Once the pictures are set aside, transcribe the remaining data exactly.
* BEGIN Collected data *
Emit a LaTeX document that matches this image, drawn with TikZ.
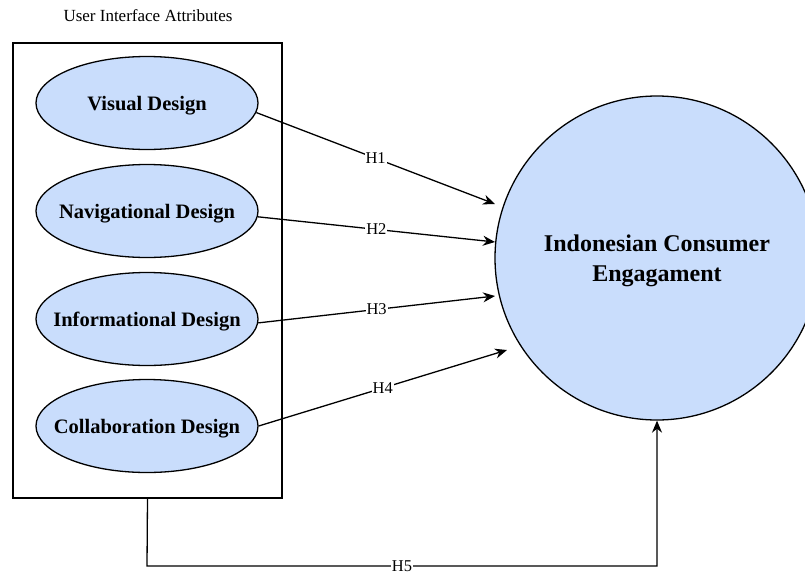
\documentclass[tikz,border=0pt]{standalone}
\usepackage{fontspec}
\setmainfont{Liberation Serif}
\usetikzlibrary{shapes.geometric,arrows.meta}
\definecolor{attrfill}{RGB}{201,221,252}
\tikzset{
  attr/.style={ellipse, draw, line width=1.3pt, fill=attrfill,
    minimum width=222pt, minimum height=93pt, inner sep=0pt, text depth=0pt,
    font=\fontsize{20.5}{24}\selectfont\bfseries},
  target/.style={circle, draw, line width=1.3pt, fill=attrfill,
    minimum size=324pt, inner sep=0pt, align=center, text depth=0pt,
    font=\fontsize{24}{30}\selectfont\bfseries},
  link/.style={line width=1.3pt, -{Stealth[length=12pt,width=10pt]}},
  hlabel/.style={fill=white, inner sep=1pt, font=\fontsize{16.5}{18}\selectfont},
}
% text centred on a point without widening its shape
\newcommand{\ctext}[1]{\makebox[0pt][c]{#1}}
\begin{document}
\begin{tikzpicture}[x=1pt,y=-1pt]
  \useasboundingbox (0,0) rectangle (805,573);
  % group title and frame
  \node (title) at (148,16) {\fontsize{17}{20}\selectfont User Interface Attributes};
  \node (frame) [draw, line width=1.3pt, minimum width=269pt, minimum height=455pt,
    inner sep=0pt] at (147.5,270.5) {};
  % attribute ellipses
  \node (vis) [attr] at (147,103) {\ctext{Visual Design}};
  \node (nav) [attr] at (147,211) {\ctext{Navigational Design}};
  \node (inf) [attr] at (147,319) {\ctext{Informational Design}};
  \node (col) [attr] at (147,426) {\ctext{Collaboration Design}};
  % outcome
  \node (eng) [target] at (657,258) {Indonesian Consumer\\Engagament};
  % arrow end points
  \coordinate (e1) at (495,204);
  \coordinate (e2) at (495,242);
  \coordinate (e3) at (495,296);
  \coordinate (e4) at (507,350);
  \coordinate (b5) at (147,566);
  \coordinate (c5) at (657,566);
  \draw[link] (vis.-5) -- node[hlabel, pos=0.5] {H1} (e1);
  \draw[link] (nav.-3) -- node[hlabel, pos=0.5] {H2} (e2);
  \draw[link] (inf.-2) -- node[hlabel, pos=0.5] {H3} (e3);
  \draw[link] (col.east) -- node[hlabel, pos=0.5] {H4} (e4);
  \draw[link] (frame.south) -- (b5) -- node[hlabel, pos=0.5] {H5} (c5) -- (eng.south);
\end{tikzpicture}
\end{document}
* END Collected data *
Exercise result:
Emit a LaTeX document that matches this image, drawn with TikZ.
\documentclass[tikz,border=0pt]{standalone}
\usepackage{fontspec}
\setmainfont{Liberation Serif}
\usetikzlibrary{shapes.geometric,arrows.meta}
\definecolor{attrfill}{RGB}{201,221,252}
\tikzset{
  attr/.style={ellipse, draw, line width=1.3pt, fill=attrfill,
    minimum width=222pt, minimum height=93pt, inner sep=0pt, text depth=0pt,
    font=\fontsize{20.5}{24}\selectfont\bfseries},
  target/.style={circle, draw, line width=1.3pt, fill=attrfill,
    minimum size=324pt, inner sep=0pt, align=center, text depth=0pt,
    font=\fontsize{24}{30}\selectfont\bfseries},
  link/.style={line width=1.3pt, -{Stealth[length=12pt,width=10pt]}},
  hlabel/.style={fill=white, inner sep=1pt, font=\fontsize{16.5}{18}\selectfont},
}
% text centred on a point without widening its shape
\newcommand{\ctext}[1]{\makebox[0pt][c]{#1}}
\begin{document}
\begin{tikzpicture}[x=1pt,y=-1pt]
  \useasboundingbox (0,0) rectangle (805,573);
  % group title and frame
  \node (title) at (148,16) {\fontsize{17}{20}\selectfont User Interface Attributes};
  \node (frame) [draw, line width=1.3pt, minimum width=269pt, minimum height=455pt,
    inner sep=0pt] at (147.5,270.5) {};
  % attribute ellipses
  \node (vis) [attr] at (147,103) {\ctext{Visual Design}};
  \node (nav) [attr] at (147,211) {\ctext{Navigational Design}};
  \node (inf) [attr] at (147,319) {\ctext{Informational Design}};
  \node (col) [attr] at (147,426) {\ctext{Collaboration Design}};
  % outcome
  \node (eng) [target] at (657,258) {Indonesian Consumer\\Engagament};
  % arrow end points
  \coordinate (e1) at (495,204);
  \coordinate (e2) at (495,242);
  \coordinate (e3) at (495,296);
  \coordinate (e4) at (507,350);
  \coordinate (b5) at (147,566);
  \coordinate (c5) at (657,566);
  \draw[link] (vis.-5) -- node[hlabel, pos=0.5] {H1} (e1);
  \draw[link] (nav.-3) -- node[hlabel, pos=0.5] {H2} (e2);
  \draw[link] (inf.-2) -- node[hlabel, pos=0.5] {H3} (e3);
  \draw[link] (col.east) -- node[hlabel, pos=0.5] {H4} (e4);
  \draw[link] (frame.south) -- (b5) -- node[hlabel, pos=0.5] {H5} (c5) -- (eng.south);
\end{tikzpicture}
\end{document}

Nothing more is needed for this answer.